## Exercise directions
Omit all images. Transcribe the rest of the material below exactly.

============================================================

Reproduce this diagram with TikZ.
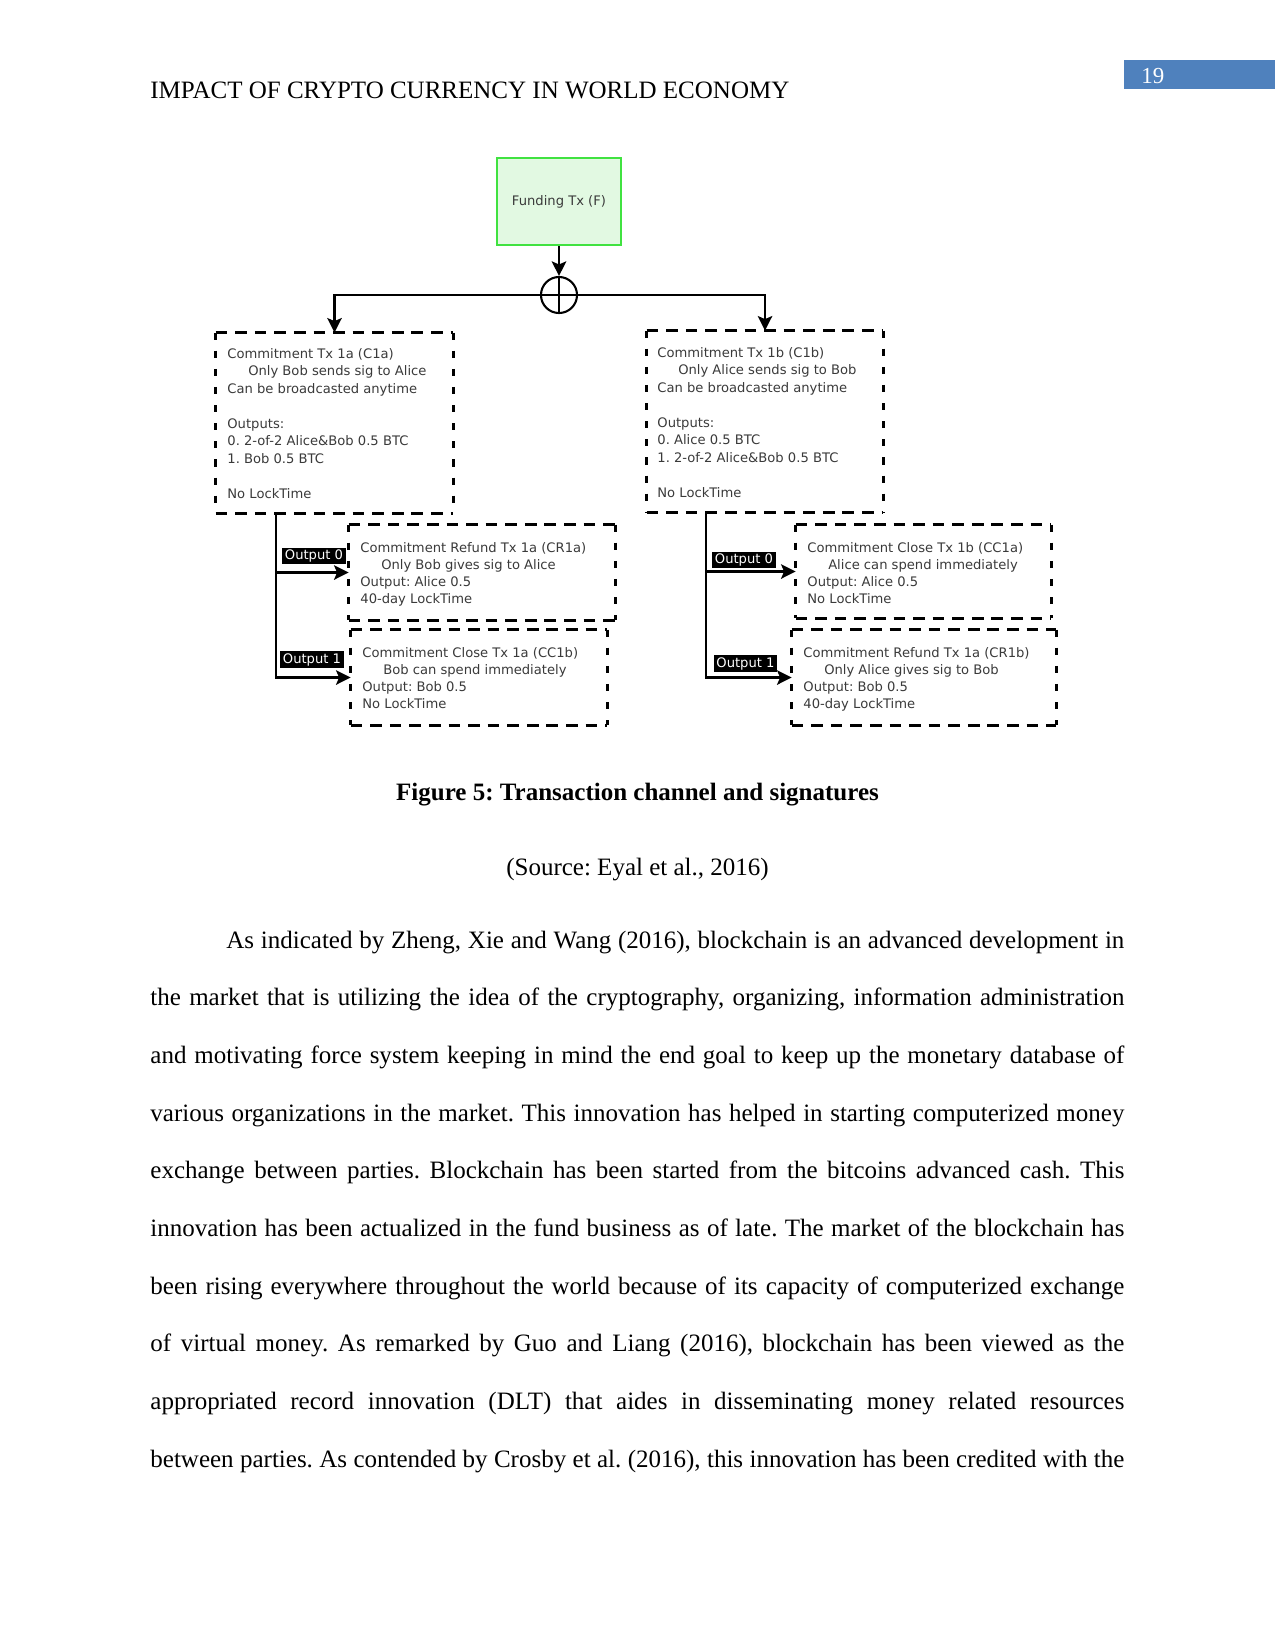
\documentclass[tikz,border=0pt]{standalone}
\usepackage{fontspec}
\setmainfont{Liberation Serif}
\newfontfamily\dvs{DejaVu Sans}
\usetikzlibrary{arrows.meta,fit,calc}
\definecolor{fundfill}{RGB}{226,249,226}
\definecolor{funddraw}{RGB}{64,226,64}
\definecolor{pgblue}{RGB}{79,129,189}
\definecolor{dgray}{RGB}{58,58,58}
\frenchspacing
\newcommand\dbord[1]{%
  \draw[hdash] (#1.north west) -- (#1.north east);
  \draw[hdash] (#1.south west) -- (#1.south east);
  \draw[vdash] (#1.north west) -- (#1.south west);
  \draw[vdash] (#1.north east) -- (#1.south east);}
\begin{document}
\begin{tikzpicture}[x=0.48bp,y=-0.48bp,
  hdash/.style={line width=1.1bp,dash pattern=on 5.6bp off 3.8bp},
  vdash/.style={line width=1.1bp,dash pattern=on 3.4bp off 5.3bp},
  dregion/.style={inner sep=0pt,draw=none},
  dtext/.style={font=\dvs\fontsize{6.3bp}{8.4bp}\selectfont,text=dgray,align=left,inner sep=0pt,anchor=north west},
  stext/.style={font=\dvs\fontsize{6.3bp}{8.2bp}\selectfont,text=dgray,align=left,inner sep=0pt,anchor=north west},
  conn/.style={line width=1bp,black},
  arr/.style={conn,-{Stealth[length=7bp,width=7bp,inset=1.5bp]}},
  outlbl/.style={fill=black,text=white,font=\dvs\fontsize{6.3bp}{7bp}\selectfont,inner xsep=1.2bp,inner ysep=1bp},
  bodyline/.style={font=\fontsize{12bp}{14bp}\selectfont,inner sep=0pt,anchor=base west},
  centline/.style={font=\fontsize{12bp}{14bp}\selectfont,inner sep=0pt,anchor=base}]
\useasboundingbox (0,0) rectangle (1275,1650);
\fill[white] (0,0) rectangle (1275,1650);

% header
\node[bodyline] (hdr) at (150,98.5) {IMPACT OF CRYPTO CURRENCY IN WORLD ECONOMY};
\node[fill=pgblue,inner sep=0pt,fit={(1124,60) (1275,89)}] (pg) {};
\node[font=\fontsize{11bp}{13bp}\selectfont,text=white,inner sep=0pt,anchor=base west] (pgnum) at (1141,83) {19};

% funding
\node[draw=funddraw,fill=fundfill,line width=1.2bp,minimum width=59.5bp,minimum height=41.8bp,inner sep=0pt,
  font=\dvs\fontsize{6.3bp}{8bp}\selectfont,text=dgray] (F) at (559,201.5) {Funding Tx (F)};
\node[circle,draw,line width=1bp,minimum size=17.3bp,inner sep=0pt] (X) at (559,295) {};
\draw[conn] (X.north) -- (X.south);
\draw[conn] (X.west) -- (X.east);
\draw[arr] (F.south) -- (X.north);

% boxes
\node[dregion,fit={(216,333) (453,513)}] (C1a) {};
\node[dregion,fit={(647,331) (883,512)}] (C1b) {};
\node[dregion,fit={(349,525) (615,620)}] (CR1a) {};
\node[dregion,fit={(351,630) (607,725)}] (CC1b) {};
\node[dregion,fit={(796,525) (1051,618)}] (CC1a) {};
\node[dregion,fit={(792,630) (1056,725)}] (CR1b) {};
\dbord{C1a}\dbord{C1b}\dbord{CR1a}\dbord{CC1b}\dbord{CC1a}\dbord{CR1b}

\node[dtext] (C1at) at (227,347.8) {Commitment Tx 1a (C1a)\\\hspace*{10bp}Only Bob sends sig to Alice\\Can be broadcasted anytime\\[8.4bp]Outputs:\\0. 2-of-2 Alice\&Bob 0.5 BTC\\1. Bob 0.5 BTC\\[8.4bp]No LockTime};
\node[dtext] (C1bt) at (657,346.8) {Commitment Tx 1b (C1b)\\\hspace*{10bp}Only Alice sends sig to Bob\\Can be broadcasted anytime\\[8.4bp]Outputs:\\0. Alice 0.5 BTC\\1. 2-of-2 Alice\&Bob 0.5 BTC\\[8.4bp]No LockTime};
\node[stext] (CR1at) at (360,541.8) {Commitment Refund Tx 1a (CR1a)\\\hspace*{10bp}Only Bob gives sig to Alice\\Output: Alice 0.5\\40-day LockTime};
\node[stext] (CC1bt) at (362,646.8) {Commitment Close Tx 1a (CC1b)\\\hspace*{10bp}Bob can spend immediately\\Output: Bob 0.5\\No LockTime};
\node[stext] (CC1at) at (807,541.8) {Commitment Close Tx 1b (CC1a)\\\hspace*{10bp}Alice can spend immediately\\Output: Alice 0.5\\No LockTime};
\node[stext] (CR1bt) at (803,646.8) {Commitment Refund Tx 1a (CR1b)\\\hspace*{10bp}Only Alice gives sig to Bob\\Output: Bob 0.5\\40-day LockTime};

% connectors
\draw[arr] (X.west) -| (C1a.north);
\draw[arr] (X.east) -| (C1b.north);
\coordinate (tapL) at ($(C1a.south west)+(60,0)$);
\coordinate (tapR) at ($(C1b.south west)+(59,0)$);
\draw[arr] (tapL) |- (CR1a.west);
\draw[arr] (tapL) |- (CC1b.west);
\draw[arr] (tapR) |- (CC1a.west);
\draw[arr] (tapR) |- (CR1b.west);
\node[outlbl] (o0L) at (314,556) {Output 0};
\node[outlbl] (o1L) at (312,659.5) {Output 1};
\node[outlbl] (o0R) at (744,560) {Output 0};
\node[outlbl] (o1R) at (745.5,663.5) {Output 1};

% caption
\node[centline,font=\bfseries\fontsize{12bp}{14bp}\selectfont] (cap) at (637.5,800) {Figure 5: Transaction channel and signatures};
\node[centline] (src) at (637.5,875) {(Source: Eyal et al., 2016)};

% body
\node[bodyline] (l1) at (226,948) {\makebox[431bp][s]{As indicated by Zheng, Xie and Wang (2016), blockchain is an advanced development in}};
\node[bodyline] (l2) at (150,1005.7) {\makebox[467.5bp][s]{the market that is utilizing the idea of the cryptography, organizing, information administration}};
\node[bodyline] (l3) at (150,1063.3) {\makebox[467.5bp][s]{and motivating force system keeping in mind the end goal to keep up the monetary database of}};
\node[bodyline] (l4) at (150,1121) {\makebox[467.5bp][s]{various organizations in the market. This innovation has helped in starting computerized money}};
\node[bodyline] (l5) at (150,1178.7) {\makebox[467.5bp][s]{exchange between parties. Blockchain has been started from the bitcoins advanced cash. This}};
\node[bodyline] (l6) at (150,1236.3) {\makebox[467.5bp][s]{innovation has been actualized in the fund business as of late. The market of the blockchain has}};
\node[bodyline] (l7) at (150,1294) {\makebox[467.5bp][s]{been rising everywhere throughout the world because of its capacity of computerized exchange}};
\node[bodyline] (l8) at (150,1351.7) {\makebox[467.5bp][s]{of virtual money. As remarked by Guo and Liang (2016), blockchain has been viewed as the}};
\node[bodyline] (l9) at (150,1409.3) {\makebox[467.5bp][s]{appropriated record innovation (DLT) that aides in disseminating money related resources}};
\node[bodyline] (l10) at (150,1467) {\makebox[467.5bp][s]{between parties. As contended by Crosby et al. (2016), this innovation has been credited with the}};
\end{tikzpicture}
\end{document}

============================================================

## The response
Reproduce this diagram with TikZ.
\documentclass[tikz,border=0pt]{standalone}
\usepackage{fontspec}
\setmainfont{Liberation Serif}
\newfontfamily\dvs{DejaVu Sans}
\usetikzlibrary{arrows.meta,fit,calc}
\definecolor{fundfill}{RGB}{226,249,226}
\definecolor{funddraw}{RGB}{64,226,64}
\definecolor{pgblue}{RGB}{79,129,189}
\definecolor{dgray}{RGB}{58,58,58}
\frenchspacing
\newcommand\dbord[1]{%
  \draw[hdash] (#1.north west) -- (#1.north east);
  \draw[hdash] (#1.south west) -- (#1.south east);
  \draw[vdash] (#1.north west) -- (#1.south west);
  \draw[vdash] (#1.north east) -- (#1.south east);}
\begin{document}
\begin{tikzpicture}[x=0.48bp,y=-0.48bp,
  hdash/.style={line width=1.1bp,dash pattern=on 5.6bp off 3.8bp},
  vdash/.style={line width=1.1bp,dash pattern=on 3.4bp off 5.3bp},
  dregion/.style={inner sep=0pt,draw=none},
  dtext/.style={font=\dvs\fontsize{6.3bp}{8.4bp}\selectfont,text=dgray,align=left,inner sep=0pt,anchor=north west},
  stext/.style={font=\dvs\fontsize{6.3bp}{8.2bp}\selectfont,text=dgray,align=left,inner sep=0pt,anchor=north west},
  conn/.style={line width=1bp,black},
  arr/.style={conn,-{Stealth[length=7bp,width=7bp,inset=1.5bp]}},
  outlbl/.style={fill=black,text=white,font=\dvs\fontsize{6.3bp}{7bp}\selectfont,inner xsep=1.2bp,inner ysep=1bp},
  bodyline/.style={font=\fontsize{12bp}{14bp}\selectfont,inner sep=0pt,anchor=base west},
  centline/.style={font=\fontsize{12bp}{14bp}\selectfont,inner sep=0pt,anchor=base}]
\useasboundingbox (0,0) rectangle (1275,1650);
\fill[white] (0,0) rectangle (1275,1650);

% header
\node[bodyline] (hdr) at (150,98.5) {IMPACT OF CRYPTO CURRENCY IN WORLD ECONOMY};
\node[fill=pgblue,inner sep=0pt,fit={(1124,60) (1275,89)}] (pg) {};
\node[font=\fontsize{11bp}{13bp}\selectfont,text=white,inner sep=0pt,anchor=base west] (pgnum) at (1141,83) {19};

% funding
\node[draw=funddraw,fill=fundfill,line width=1.2bp,minimum width=59.5bp,minimum height=41.8bp,inner sep=0pt,
  font=\dvs\fontsize{6.3bp}{8bp}\selectfont,text=dgray] (F) at (559,201.5) {Funding Tx (F)};
\node[circle,draw,line width=1bp,minimum size=17.3bp,inner sep=0pt] (X) at (559,295) {};
\draw[conn] (X.north) -- (X.south);
\draw[conn] (X.west) -- (X.east);
\draw[arr] (F.south) -- (X.north);

% boxes
\node[dregion,fit={(216,333) (453,513)}] (C1a) {};
\node[dregion,fit={(647,331) (883,512)}] (C1b) {};
\node[dregion,fit={(349,525) (615,620)}] (CR1a) {};
\node[dregion,fit={(351,630) (607,725)}] (CC1b) {};
\node[dregion,fit={(796,525) (1051,618)}] (CC1a) {};
\node[dregion,fit={(792,630) (1056,725)}] (CR1b) {};
\dbord{C1a}\dbord{C1b}\dbord{CR1a}\dbord{CC1b}\dbord{CC1a}\dbord{CR1b}

\node[dtext] (C1at) at (227,347.8) {Commitment Tx 1a (C1a)\\\hspace*{10bp}Only Bob sends sig to Alice\\Can be broadcasted anytime\\[8.4bp]Outputs:\\0. 2-of-2 Alice\&Bob 0.5 BTC\\1. Bob 0.5 BTC\\[8.4bp]No LockTime};
\node[dtext] (C1bt) at (657,346.8) {Commitment Tx 1b (C1b)\\\hspace*{10bp}Only Alice sends sig to Bob\\Can be broadcasted anytime\\[8.4bp]Outputs:\\0. Alice 0.5 BTC\\1. 2-of-2 Alice\&Bob 0.5 BTC\\[8.4bp]No LockTime};
\node[stext] (CR1at) at (360,541.8) {Commitment Refund Tx 1a (CR1a)\\\hspace*{10bp}Only Bob gives sig to Alice\\Output: Alice 0.5\\40-day LockTime};
\node[stext] (CC1bt) at (362,646.8) {Commitment Close Tx 1a (CC1b)\\\hspace*{10bp}Bob can spend immediately\\Output: Bob 0.5\\No LockTime};
\node[stext] (CC1at) at (807,541.8) {Commitment Close Tx 1b (CC1a)\\\hspace*{10bp}Alice can spend immediately\\Output: Alice 0.5\\No LockTime};
\node[stext] (CR1bt) at (803,646.8) {Commitment Refund Tx 1a (CR1b)\\\hspace*{10bp}Only Alice gives sig to Bob\\Output: Bob 0.5\\40-day LockTime};

% connectors
\draw[arr] (X.west) -| (C1a.north);
\draw[arr] (X.east) -| (C1b.north);
\coordinate (tapL) at ($(C1a.south west)+(60,0)$);
\coordinate (tapR) at ($(C1b.south west)+(59,0)$);
\draw[arr] (tapL) |- (CR1a.west);
\draw[arr] (tapL) |- (CC1b.west);
\draw[arr] (tapR) |- (CC1a.west);
\draw[arr] (tapR) |- (CR1b.west);
\node[outlbl] (o0L) at (314,556) {Output 0};
\node[outlbl] (o1L) at (312,659.5) {Output 1};
\node[outlbl] (o0R) at (744,560) {Output 0};
\node[outlbl] (o1R) at (745.5,663.5) {Output 1};

% caption
\node[centline,font=\bfseries\fontsize{12bp}{14bp}\selectfont] (cap) at (637.5,800) {Figure 5: Transaction channel and signatures};
\node[centline] (src) at (637.5,875) {(Source: Eyal et al., 2016)};

% body
\node[bodyline] (l1) at (226,948) {\makebox[431bp][s]{As indicated by Zheng, Xie and Wang (2016), blockchain is an advanced development in}};
\node[bodyline] (l2) at (150,1005.7) {\makebox[467.5bp][s]{the market that is utilizing the idea of the cryptography, organizing, information administration}};
\node[bodyline] (l3) at (150,1063.3) {\makebox[467.5bp][s]{and motivating force system keeping in mind the end goal to keep up the monetary database of}};
\node[bodyline] (l4) at (150,1121) {\makebox[467.5bp][s]{various organizations in the market. This innovation has helped in starting computerized money}};
\node[bodyline] (l5) at (150,1178.7) {\makebox[467.5bp][s]{exchange between parties. Blockchain has been started from the bitcoins advanced cash. This}};
\node[bodyline] (l6) at (150,1236.3) {\makebox[467.5bp][s]{innovation has been actualized in the fund business as of late. The market of the blockchain has}};
\node[bodyline] (l7) at (150,1294) {\makebox[467.5bp][s]{been rising everywhere throughout the world because of its capacity of computerized exchange}};
\node[bodyline] (l8) at (150,1351.7) {\makebox[467.5bp][s]{of virtual money. As remarked by Guo and Liang (2016), blockchain has been viewed as the}};
\node[bodyline] (l9) at (150,1409.3) {\makebox[467.5bp][s]{appropriated record innovation (DLT) that aides in disseminating money related resources}};
\node[bodyline] (l10) at (150,1467) {\makebox[467.5bp][s]{between parties. As contended by Crosby et al. (2016), this innovation has been credited with the}};
\end{tikzpicture}
\end{document}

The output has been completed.